Moody’s Acquires RDC, a Leader in Risk and Compliance Intelligence, Data and Software
Moody’s Corporation announced that it has agreed to acquire Regulatory DataCorp (RDC), a leading provider of anti-money laundering (AML) and know-your-customer (KYC) data and due diligence services, for $700 million. The deal complements Moody’s 2017 acquisition of company data provider Bureau van Dijk (BvD), creating a global leader in compliance solutions, BvD’s fastest-growing business segment.
The deal deepens BvD’s information portfolio and analytical capabilities by adding RDC’s unique, comprehensive dataset. It will also extend RDC’s global presence to a broader group of financial institutions, corporations, insurance companies and government agencies served by Moody’s Analytics and BvD.

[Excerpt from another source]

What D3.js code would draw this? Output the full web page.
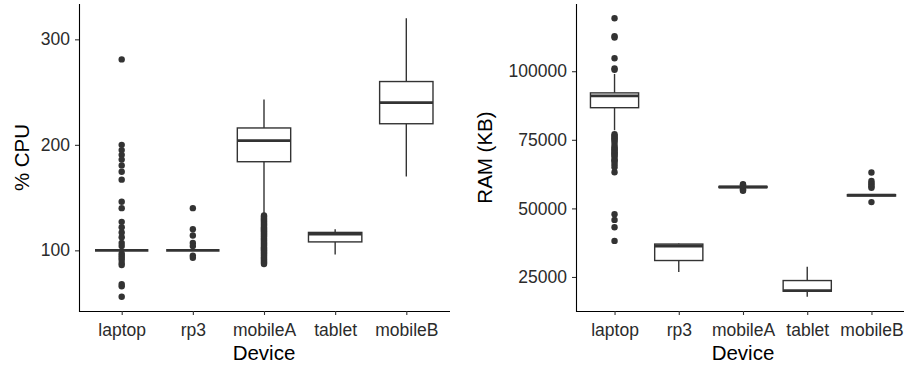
<!DOCTYPE html>
<html>
<head>
<meta charset="utf-8">
<script src="https://cdn.jsdelivr.net/npm/d3@7"></script>
<style>
body { margin: 0; background: #fff; }
svg { display: block; font-family: "Liberation Sans", Arial, sans-serif; }
.tick text { fill: #2b2b2b; font-size: 17.5px; }
.tick line { stroke: #333; stroke-width: 1.1; }
.domain { stroke: #000; stroke-width: 1.1; }
</style>
</head>
<body>
<svg width="904" height="366"></svg>
<script>
var devices = ["laptop", "rp3", "mobileA", "tablet", "mobileB"];

// CPU boxplot stats (whisker low, q1, median, q3, whisker high)
var cpuLow = [100, 100, 135, 96, 170];
var cpuQ1 = [100, 100, 184, 108, 220];
var cpuMed = [100, 100, 204, 115.5, 240];
var cpuQ3 = [100, 100, 216, 117, 260];
var cpuHigh = [100, 100, 243, 120, 320];
var cpuOutliers = [
    [281, 200, 195, 190.5, 186, 180.5, 174.5, 167, 146, 140, 127, 122, 117, 112.5, 107, 104, 97, 95, 93, 91, 88, 86, 68, 66, 56],
    [140, 120, 114, 107, 104, 95, 93],
    [133, 132, 131, 130, 129, 128, 127, 126, 125, 124, 123, 122, 121, 120, 119, 118, 117, 116, 115, 114, 113, 112, 111, 110,
     109, 108, 107, 106, 105, 104, 103, 102, 101, 100, 99, 98, 97, 96, 95, 94, 93, 92, 91, 90, 89, 88, 87],
    [],
    []
];
var cpuTicks = [100, 200, 300];

// RAM boxplot stats
var ramLow = [78500, 26800, 57500, 17800, 54500];
var ramQ1 = [86700, 31000, 57600, 19800, 54500];
var ramMed = [91000, 36300, 57800, 20000, 54800];
var ramQ3 = [92100, 37000, 58000, 23700, 55000];
var ramHigh = [99000, 37200, 58200, 28700, 55200];
var ramOutliers = [
    [119300, 112800, 112300, 104700, 101000, 100500, 77000, 76500, 76000, 75500, 75000, 74500, 73500, 72500, 72000, 71500,
     71000, 70500, 70000, 69500, 69000, 68000, 67500, 67000, 66000, 65000, 63200, 47900, 45800, 43100, 38150],
    [],
    [58800, 58500, 58200, 57000, 56700, 56400],
    [],
    [63100, 60000, 59300, 58700, 58000, 57500, 52300]
];
var ramTicks = [25000, 50000, 75000, 100000];

var svg = d3.select('svg');
var plotTop = 4, plotBottom = 311;

function panel(x0, x1, domain, low, q1, med, q3, high, outliers, ticks, ylabel, ylabelX) {
    var g = svg.append('g');

    var xScale = d3.scalePoint()
        .domain(devices)
        .range([x0, x1])
        .padding(0.6);
    var boxW = xScale.step() * 0.75;

    var yScale = d3.scaleLinear()
        .domain(domain)
        .range([plotBottom, plotTop]);

    var rows = devices.map(function(d, i) {
        return {dev: d, low: low[i], q1: q1[i], med: med[i], q3: q3[i], high: high[i], out: outliers[i]};
    });

    var box = g.selectAll('g.box')
        .data(rows)
        .enter()
        .append('g')
        .attr('class', 'box');

    // whiskers
    box.append('line')
        .attr('x1', function(d){ return xScale(d.dev); })
        .attr('x2', function(d){ return xScale(d.dev); })
        .attr('y1', function(d){ return yScale(d.q3); })
        .attr('y2', function(d){ return yScale(d.high); })
        .attr('stroke', '#333').attr('stroke-width', 1.4);
    box.append('line')
        .attr('x1', function(d){ return xScale(d.dev); })
        .attr('x2', function(d){ return xScale(d.dev); })
        .attr('y1', function(d){ return yScale(d.q1); })
        .attr('y2', function(d){ return yScale(d.low); })
        .attr('stroke', '#333').attr('stroke-width', 1.4);

    // outliers
    box.selectAll('circle')
        .data(function(d){ return d.out.map(function(v){ return {dev: d.dev, v: v}; }); })
        .enter()
        .append('circle')
        .attr('r', 3.2)
        .attr('cx', function(d){ return xScale(d.dev); })
        .attr('cy', function(d){ return yScale(d.v); })
        .attr('fill', '#333');

    // box
    box.append('rect')
        .attr('x', function(d){ return xScale(d.dev) - boxW / 2; })
        .attr('width', boxW)
        .attr('y', function(d){ return yScale(d.q3); })
        .attr('height', function(d){ return yScale(d.q1) - yScale(d.q3); })
        .attr('fill', '#fff')
        .attr('stroke', '#333').attr('stroke-width', 1.4);

    // median
    box.append('line')
        .attr('x1', function(d){ return xScale(d.dev) - boxW / 2; })
        .attr('x2', function(d){ return xScale(d.dev) + boxW / 2; })
        .attr('y1', function(d){ return yScale(d.med); })
        .attr('y2', function(d){ return yScale(d.med); })
        .attr('stroke', '#333').attr('stroke-width', 2.8);

    var xAxis = g.append('g')
        .attr('transform', 'translate(0,' + plotBottom + ')')
        .call(d3.axisBottom(xScale).tickSize(4).tickPadding(9).tickSizeOuter(0));
    xAxis.select('.domain').attr('d', 'M' + x0 + ',0.5H' + (x1 + 1));

    var yAxis = g.append('g')
        .attr('transform', 'translate(' + x0 + ',0)')
        .call(d3.axisLeft(yScale).tickValues(ticks).tickSize(4).tickPadding(5).tickSizeOuter(0).tickFormat(d3.format('d')));
    yAxis.select('.domain').attr('d', 'M0.5,' + plotTop + 'V' + (plotBottom + 1));

    // axis titles
    g.append('text')
        .attr('x', (x0 + x1) / 2)
        .attr('y', 360)
        .attr('text-anchor', 'middle')
        .style('font-size', '20.5px')
        .attr('fill', '#000')
        .text('Device');

    g.append('text')
        .attr('transform', 'rotate(-90)')
        .attr('x', -(plotTop + plotBottom) / 2)
        .attr('y', ylabelX)
        .attr('text-anchor', 'middle')
        .style('font-size', '20.5px')
        .attr('fill', '#000')
        .text(ylabel);
}

panel(79, 449, [42.5, 333.5], cpuLow, cpuQ1, cpuMed, cpuQ3, cpuHigh, cpuOutliers, cpuTicks, '% CPU', 29);
panel(576, 910, [12600, 124500], ramLow, ramQ1, ramMed, ramQ3, ramHigh, ramOutliers, ramTicks, 'RAM (KB)', 492);
</script>
</body>
</html>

RDC’s proprietary Global Regulatory Information Database (GRID) helps companies assess counterparties through a lens of more than 60 risk types by examining over 120,000 global sources, including adverse media coverage, politically exposed persons, government sanctions and regulatory watchlists. RDC’s platform incorporates industry-leading artificial intelligence (AI) for compliance screening to help process customer requests at greater speeds and accuracy while reducing false positives.
“RDC’s comprehensive data and leading technology are at the forefront of the global effort to identify sources of counterparty risk and to prevent criminal infiltration of the financial system,” said Dan Russell, Executive Director of the Bureau van Dijk division of Moody’s Analytics. “The addition of RDC’s proprietary data and technology to BvD’s comprehensive company information offerings provides an industry-leading platform that will help customers make better informed decisions as they manage AML and KYC risks and requirements.”

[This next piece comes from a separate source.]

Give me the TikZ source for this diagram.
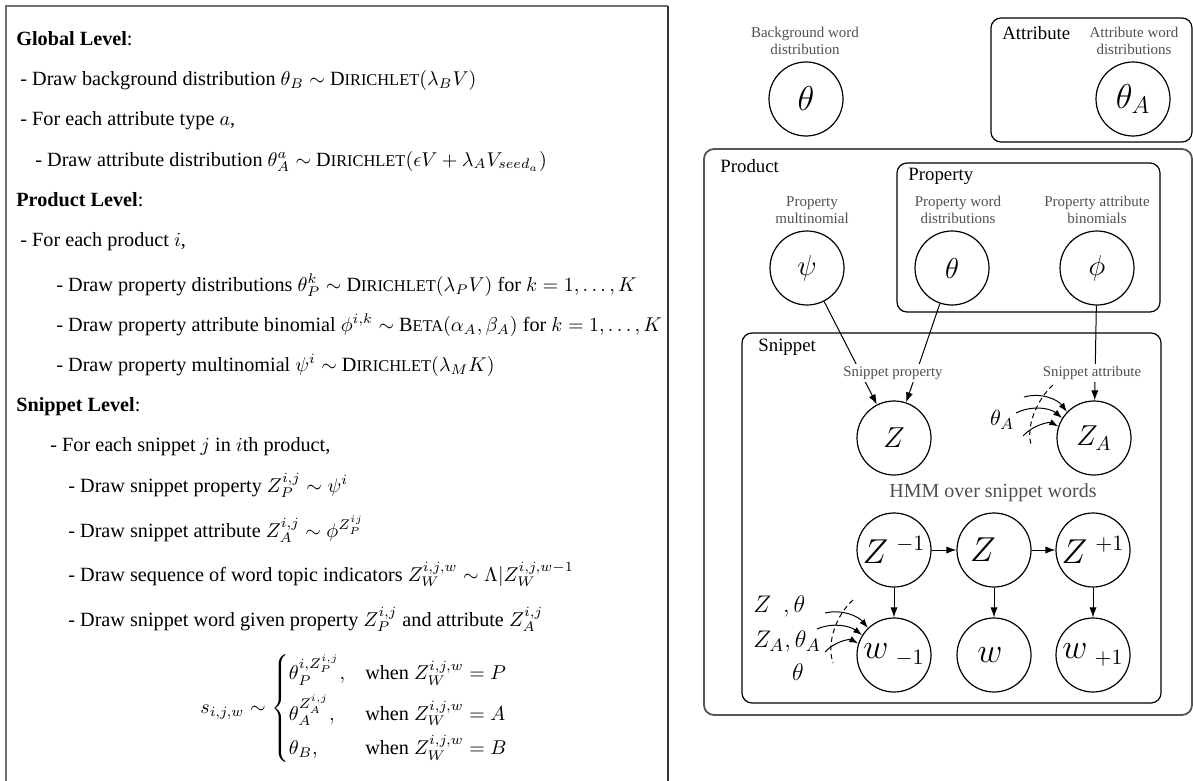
\documentclass[tikz,border=0pt]{standalone}
\usepackage{amsmath}
\usepackage{fontspec}
\setmainfont{Liberation Serif}
\usetikzlibrary{arrows.meta}

\definecolor{notegray}{HTML}{505050}
\definecolor{framegray}{HTML}{707070}
\definecolor{plategray}{HTML}{555555}

% small-caps look for distribution names
\newcommand{\fsc}[2]{#1{\fontsize{8.2}{8}\selectfont #2}}
\newcommand{\setfs}[1]{\fontsize{#1}{#1}\selectfont}

\begin{document}
\begin{tikzpicture}[x=0.5pt,y=-0.5pt,
  gen/.style={anchor=base west,inner sep=0pt,font=\setfs{10.1}},
  var/.style={circle,draw,line width=0.6pt,minimum size=37pt,inner sep=0pt},
  note/.style={text=notegray,align=center,inner sep=1pt,font=\fontsize{7.5}{8.6}\selectfont},
  tag/.style={note,fill=white,inner sep=1.2pt,font=\fontsize{7.4}{8}\selectfont},
  platename/.style={anchor=west,inner sep=0pt,font=\setfs{9.4}},
  plate/.style={draw,rounded corners=5pt,line width=0.6pt},
  edge/.style={-{Latex[length=5pt,width=3.6pt]},line width=0.5pt},
  feed/.style={-{Latex[length=4.5pt,width=3.2pt]},line width=0.5pt},
  cut/.style={dashed,dash pattern=on 2.5pt off 1.8pt,line width=0.5pt}]

\useasboundingbox (0,0) rectangle (1193,781);

% ---------------- generative story ----------------
\draw[framegray,line width=1pt] (6,790) -- (6,6) -- (668,6);
\draw[black!80,line width=0.7pt] (668,6) -- (668,790);

\node[gen] (g1)  at (16,46)  {\textbf{Global Level}:};
\node[gen] (g2)  at (20,86)  {- Draw background distribution $\theta_B \sim$ \fsc{D}{IRICHLET}$(\lambda_B V)$};
\node[gen] (g3)  at (20,126) {- For each attribute type $a$,};
\node[gen] (g4)  at (35,166) {- Draw attribute distribution $\theta^a_A \sim$ \fsc{D}{IRICHLET}$(\epsilon V + \lambda_A V_{seed_a})$};
\node[gen] (p1)  at (16,206) {\textbf{Product Level}:};
\node[gen] (p2)  at (20,246) {- For each product $i$,};
\node[gen] (p3)  at (56,291) {- Draw property distributions $\theta^k_P \sim$ \fsc{D}{IRICHLET}$(\lambda_P V)$ for $k=1,\ldots,K$};
\node[gen] (p4)  at (56,331) {- Draw property attribute binomial $\phi^{i,k} \sim$ \fsc{B}{ETA}$(\alpha_A,\beta_A)$ for $k=1,\ldots,K$};
\node[gen] (p5)  at (56,371) {- Draw property multinomial $\psi^i \sim$ \fsc{D}{IRICHLET}$(\lambda_M K)$};
\node[gen] (s1)  at (16,411) {\textbf{Snippet Level}:};
\node[gen] (s2)  at (50,451) {- For each snippet $j$ in $i$th product,};
\node[gen] (s3)  at (68,492) {- Draw snippet property $Z^{i,j}_P \sim \psi^i$};
\node[gen] (s4)  at (68,537) {- Draw snippet attribute $Z^{i,j}_A \sim \phi^{Z^{ij}_P}$};
\node[gen] (s5)  at (68,581) {- Draw sequence of word topic indicators $Z^{i,j,w}_W \sim \Lambda | Z^{i,j,w-1}_W$};
\node[gen] (s6)  at (68,626) {- Draw snippet word given property $Z^{i,j}_P$ and attribute $Z^{i,j}_A$};
\node[anchor=west,inner sep=0pt,font=\setfs{10.1}] (eqn) at (200,708)
  {$\displaystyle s_{i,j,w} \sim
    \begin{cases}
      \theta_P^{i,Z_P^{i,j}}, & \text{when } Z_W^{i,j,w} = P\\[4pt]
      \theta_A^{Z_A^{i,j}},   & \text{when } Z_W^{i,j,w} = A\\[4pt]
      \theta_B,               & \text{when } Z_W^{i,j,w} = B
    \end{cases}$};

% ---------------- plates ----------------
\draw[plate] (991,18) rectangle (1192,142);
\draw[plate,plategray,line width=0.9pt] (704,149) rectangle (1192,715);
\draw[plate] (897,163) rectangle (1160,312);
\draw[plate] (742,333) rectangle (1161,703);

\node[platename] (attrname) at (1002,33)  {Attribute};
\node[platename] (prodname) at (720,166)  {Product};
\node[platename] (propname) at (908,176)  {Property};
\node[platename] (snipname) at (758,347)  {Snippet};

% ---------------- annotations ----------------
\node[note] (bgnote)   at (805,41)  {Background word\\distribution};
\node[note] (atnote)   at (1134,41) {Attribute word\\distributions};
\node[note] (mnnote)   at (812,210) {Property\\multinomial};
\node[note] (pwnote)   at (958,210) {Property word\\distributions};
\node[note] (pbnote)   at (1097,210) {Property attribute\\binomials};
\node[note,font=\setfs{10}] (hmmnote) at (993,493) {HMM over snippet words};

% ---------------- variables ----------------
\node[var,font=\setfs{17.5}] (thB)  at (806,99)   {$\theta$};
\node[var,font=\setfs{17.5}] (thA)  at (1133,99)  {$\theta_A$};
\node[var,font=\setfs{14.5}] (psi)  at (807,268)  {$\psi$};
\node[var,font=\setfs{14.5}] (thP)  at (952,268)  {$\theta$};
\node[var,font=\setfs{14.5}] (phi)  at (1097,268) {$\phi$};
\node[var,font=\setfs{14}]   (Z)    at (894,438)  {$Z$};
\node[var,font=\setfs{14}]   (ZA)   at (1094,438) {$Z_A$};

\node[var,font=\setfs{16}] (Zm) at (894,550)  {$Z^{\ -1}$};
\node[var,font=\setfs{16}] (Zc) at (994,550)  {$Z\hspace{11pt}$};
\node[var,font=\setfs{16}] (Zp) at (1093,550) {$Z^{\ +1}$};
\node[var,font=\setfs{16}] (wm) at (894,655)  {$w_{\ -1}$};
\node[var,font=\setfs{16}] (wc) at (994,655)  {$w\hspace{4pt}$};
\node[var,font=\setfs{16}] (wp) at (1093,655) {$w_{\ +1}$};

% ---------------- dependencies ----------------
\draw[edge] (psi) -- (Z);
\draw[edge] (thP) -- (Z);
\draw[edge] (phi) -- (ZA);
\node[tag] (sptag) at (893,373)  {Snippet property};
\node[tag] (satag) at (1092,373) {Snippet attribute};

\draw[edge] (Zm) -- (Zc);
\draw[edge] (Zc) -- (Zp);
\draw[edge] (Zm) -- (wm);
\draw[edge] (Zc) -- (wc);
\draw[edge] (Zp) -- (wp);

% attribute distributions selected by the snippet attribute
\node[inner sep=0pt,font=\setfs{11}] (thAlab) at (1002,420) {$\theta_A$};
\coordinate (a1) at (1024,397);
\coordinate (a2) at (1016,413);
\coordinate (a3) at (1023,436);
\draw[feed] (a1) .. controls (1042,392) and (1058,400) .. (ZA.136);
\draw[feed] (a2) .. controls (1032,405) and (1050,408) .. (ZA.148);
\draw[feed] (a3) .. controls (1034,424) and (1050,422) .. (ZA.162);
\coordinate (ca) at (1053,385);
\coordinate (cb) at (1032,447);
\draw[cut] (ca) .. controls (1038,398) and (1024,428) .. (cb);

% word emission selected by the topic indicator
\node[anchor=west,inner sep=0pt,font=\setfs{12.5}] (lp) at (753,606) {$Z\hspace{6pt},\theta$};
\node[anchor=west,inner sep=0pt,font=\setfs{12.5}] (la) at (753,641) {$Z_A,\theta_A$};
\node[inner sep=0pt,font=\setfs{12.5}] (lb) at (798,672) {$\theta$};
\coordinate (b1) at (825,613);
\coordinate (b2) at (817,629);
\coordinate (b3) at (825,652);
\draw[feed] (b1) .. controls (842,609) and (858,616) .. (wm.134);
\draw[feed] (b2) .. controls (833,622) and (850,626) .. (wm.148);
\draw[feed] (b3) .. controls (835,641) and (850,639) .. (wm.162);
\coordinate (cc) at (853,600);
\coordinate (cd) at (833,663);
\draw[cut] (cc) .. controls (837,614) and (826,642) .. (cd);

\end{tikzpicture}
\end{document}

RDC is currently owned by Vista Equity Partners (Vista), a leading investment firm focused on enterprise software, data and technology-enabled businesses.
The transaction is expected to close in the first quarter of 2020, subject to the satisfaction of customary closing conditions, including the expiration or termination of any applicable waiting period under the Hart-Scott-Rodino Antitrust Improvements Act of 1976. The transaction will be funded with a combination of cash on hand, commercial paper and debt financing. Moody’s expects the acquisition of RDC to generate approximately $55 million of annualized revenue in 2020, and to be accretive to earnings per share on an adjusted basis in 2022. Due to the estimated impact of amortization expense relating to acquired intangible assets, the transaction is expected to be accretive to earnings per share on a GAAP basis in 2024.
Including the impact of this transaction, Moody’s anticipates share repurchases for 2020 to total approximately $1.3 billion, subject to available cash, market conditions and other ongoing capital allocation decisions. Share repurchases during 2019 totaled approximately $1.0 billion. Moody’s received legal counsel from Paul Hastings LLP. UBS Investment Bank served as exclusive financial advisor and Kirkland & Ellis LLP served as legal advisor to RDC and Vista.